I was fortunate to catch some of Sen. Hilary Clinton’s confirmation hearing live this past Tuesday and it made me really happy to see her back in the limelight and displaying her impressive knowledge of world affairs.  After the long and drawn-out primary battle between her and President-elect Obama, it was really nice to hear her on the same page as her former rival and her poise and confidence displayed during the hearings gave me hope that she can truly begin to rebuild our image around the world.

While I recognize the number of trouble spots around the world seems to grow daily, especially with the latest Middle East conflict thrown into the mix, I was disappointed not to hear more from Sen. Clinton or the members of the Senate Foreign Relations Committee about the future of U.S. – China relations.  I could chalk my disappointment up to a bias from spending the past five months in a classroom with Chinese students whose overriding concern about the incoming Obama administration was how he and his team would handle U.S. – China relations.  However, my disappointment with the lack of vision for U.S. – China relations goes back to the days when I was an undergraduate at Yale, where I had the good fortune to study modern Chinese history with Jonathan Spence and China’s market economy with Nicholas Lardy.  In much of the scholarly reading I’ve done related to China over the last decade, I was always struck by how short-sighted and black and white much of the literature has been.  Our own government’s policies towards China seem to mirror this reactionary and binary approach to U.S. – China relations.  To be over-simplistic, policy responses usually fall along the lines of military/human rights issues are bad and anything that allows American companies to profit from China’s rapid growth are good.  Thus, much of the talk about U.S. – China relations still revolves around Tibet, devaluing the yuan, trade disputes, and human rights violations. One possible exception to this approach were the Six Party talks concerning North Korea’s nuclear capabilities where the U.S. and China engaged as equals and were working towards a common, longer-term goal.  I am not saying that the aforementioned issues are not important.  They are, but the approach to dealing with them is often couched in a U.S. reaction to some policy decision rather than the crafting of a grand strategy framework laying out the approach to U.S. – China relations going forward.
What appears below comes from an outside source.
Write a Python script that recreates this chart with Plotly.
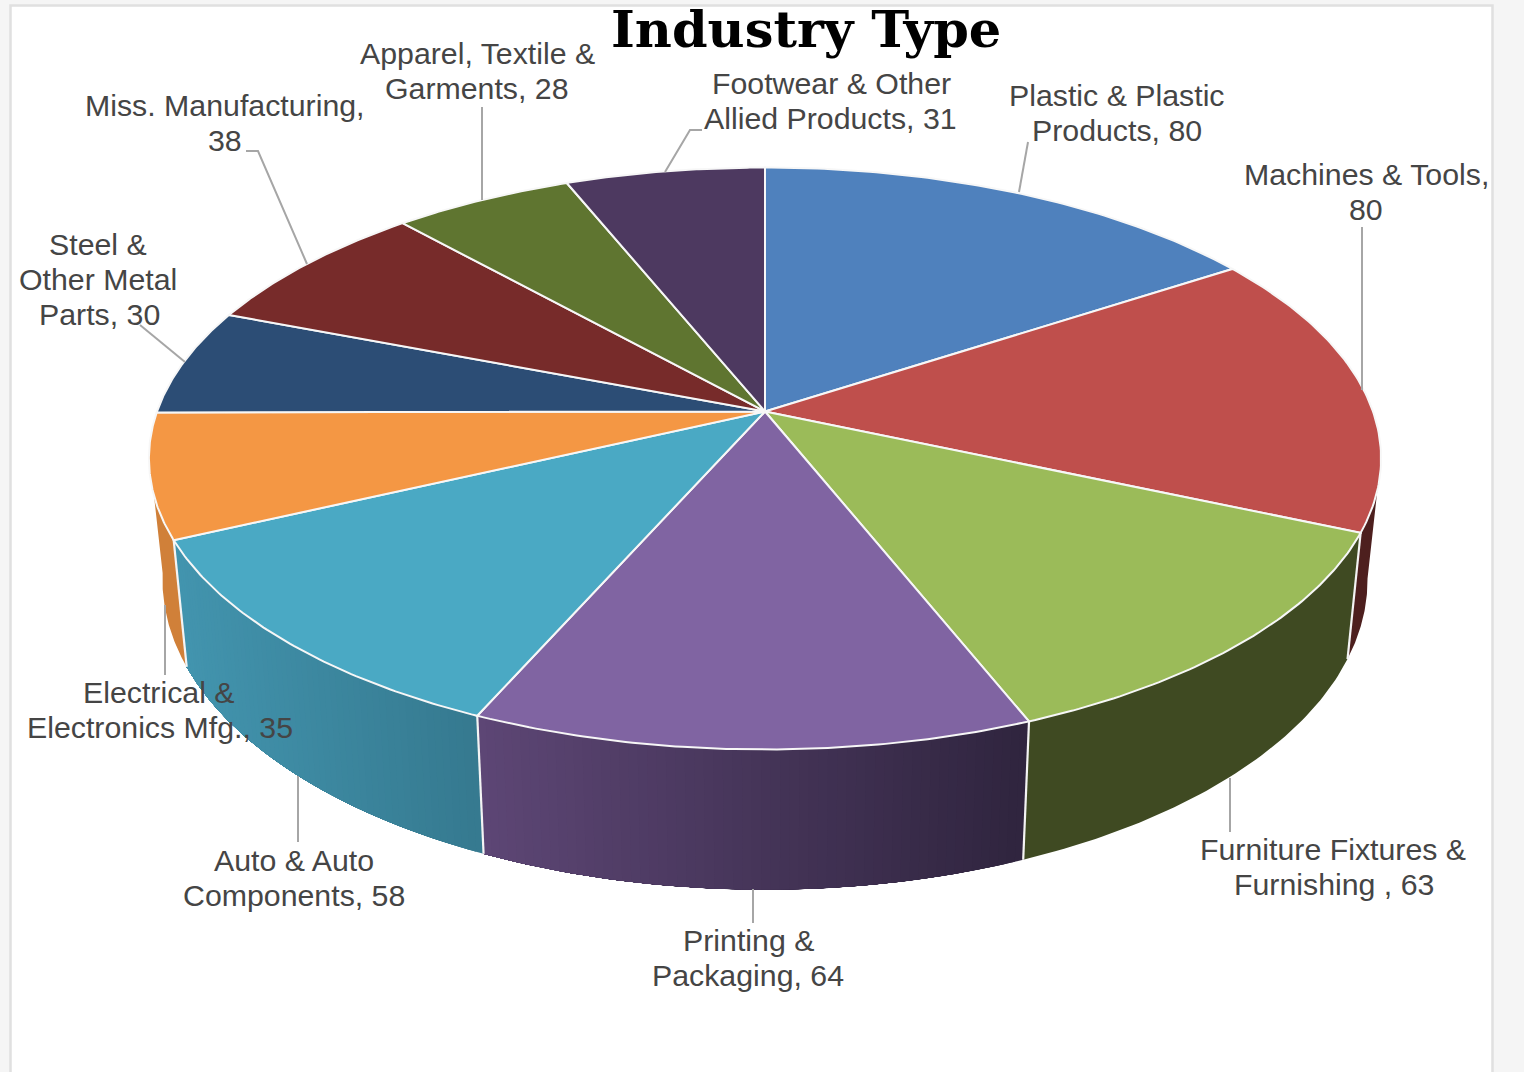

In her statement at the confirmation hearing, Sen. Clinton mentioned China five times, two of those five times China was mentioned in the context of either Russia or other large emerging economies like India, Brazil, South Africa, and Indonesia.  Here is her most substantive comment regarding China is as follows:

We want a positive and cooperative relationship with China, one where we deepen and strengthen our ties on a number of issues, and candidly address differences where they persist.  But this a not one-way effort – much of what we will do depends on the choices China makes about its future at home and abroad. With both Russia and China, we should work together on vital security and economic issues like terrorism, proliferation, climate change, and reforming financial markets.

I agree wholeheartedly with Sen. Clinton’s words of cooperation and goodwill, but what was missing from that statement was a commitment to developing a long-term framework for U.S. – China relations.  I just hope that soon-to-be Secretary Clinton and her team, including Kurt Campbell as assistant secretary of state for East Asian and Pacific affairs begin to map out a proactive approach as opposed to a reactive approach to U.S. – China relations in the coming years.  While China is still considered a developing country, it is really becoming too big to ignore and the best approach going forward is going to be to figure out how to build a true partnership between the two countries.  

Best to of luck to Hillary and her team at State.